Crónica de bastidores. Três dias, onze tentativas por dia

1 mes atrás 53

Bon!(desisto)... six - zerô- ân.

E em certa medida, é uma boa solução.

A concièrge já sabe o meu número de cor, sublinha a autorização com uma gargalhada genuína, que por um lado me amolga de vergonha, por outro me assegura uma certa estima. Quem é que detesta quem nos faz rir?

Nunca me dei com este sistema francês tortuoso, que transforma um simples número numa equação, só porque sim: "seis-centos-e-dois" até é para meninos, numa língua que opta por "quatre vingt et un" "4 vintes e um" para ditar 81, só porque sim. Não bastava que os preços fossem, eles próprios, difíceis de acreditar, ainda têm de bónus o tão difícil de formular!

E ainda assim, no caro exercício do comer, há experiências de tom fofinho e até comovente, se comparadas com as da nossa nação. Por exemplo: cá, as saladas servem-se temperadas. O gosto dos verdes crus não é, como em Portugal, aquele exercício tipo sushi, em que te cabe produzir o sabor pós pagamento, caso não se esqueçam de trazer à mesa sal, azeite, vinagre e demais optativos. Partindo do princípio que conseguirás mexer depois da fazer, antes que a alface coza naquele cantinho ao lado do prato atafulhado.

Ah!!! A propósito de atafulhado: acabei de me lembrar que num destes dias, aprendi que essa pirâmide de comida a que chamamos "bife com ovo a cavalo" nos faz países irmãos. "œuf à cheval"! Estava no menu num dia destes.

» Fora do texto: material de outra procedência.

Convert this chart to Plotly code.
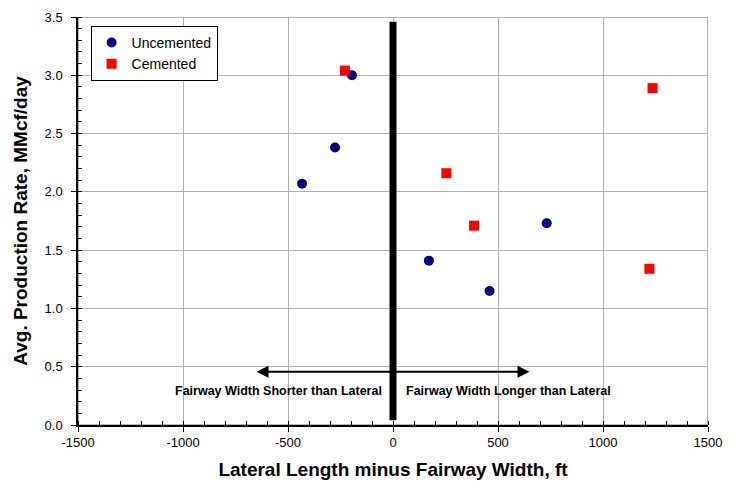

E lá vi o meu querido Rodrigo Lobo, o meu braço armado de câmera e tudo o mais em Paris, usar toda a perícia ganha em Portugal, para sacar as lascas de carne francesa sob o ovo sem o estraçalhar. Mais uma experiência cara em Paris? Oui! Mas sabem que mais? Cá, o pão para molhar na gema ou mais o que quer que for é gratuito e à discrição. E a água, até a geladinha, vem para a mesa aos litros que quiseres, sem gastar um cêntimo. Podes pagar tudo ao preço de um rim, mas ici, podes viver a pão e água sem pagar.

Sim, levo daqui experiências tortas e retas. Novas e renovadas. E, por esta altura, toda uma veterania a compor números à francesa e amizades à gaulesa.

No hotel, além de já não precisar dessa habilitação matemática para enunciar o meu quarto, a senhora que limpa já me deixa seis cápsulas de café "fort" em vez de uma de forte e descafeinado. No pequeno-almoço a senhora que nos atura já topa o meu fim de refeição e avança de copo de papel para mim, para me evitar a vergonha de não me lembrar que se diz "gobelet". E vem de sorriso generoso e cheio, que nisso somos iguais desde o dia um, numa cumplicidade de que vou ter saudades.

Não chego - seria impossível- ao nível de empatia ganha pelo João Miguel Nunes, o mais medalhado olímpico em popularidade da comitiva RTP. Mas descobri que ele dopa a relação com os funcionários: consta que além dos sorrisos francos e simpatia natural, ele brinda os bons dias com concertos "A Capella", canta-lhes ainda antes de beber café quando diz bom dia. É concorrência desleal? É. Mas consta as senhoras que arrumam os quartos já deixam lágrimas de saudades dele, agarradas às toalhas limpas, porque a despedida está já aí.

Ontem, antecipando a dor da partida, o meu próprio regresso ao quarto foi... doce.

Sobre a cama, um saquinho de ladrilhos de chocolat e um bilhete da gerente. Mensagem em português irrepreensível, escrito à mão. Deu-me mais que chocolate, deu-me o seu tempo. Já sei que, como eu recebi aquela medalha de carinho escrito que está na foto, cada um de nós teve direito à sua.

Não faço ideia se o texto é o mesmo para todos, se o brinde é equivalente em doçura. Nem preciso. Mas se o nosso líder em empatia, João Miguel Nunes, para os amigos Jomi, aparecer com diabetes pós-olímpicos, bem feito! Quem o manda ser mais doce?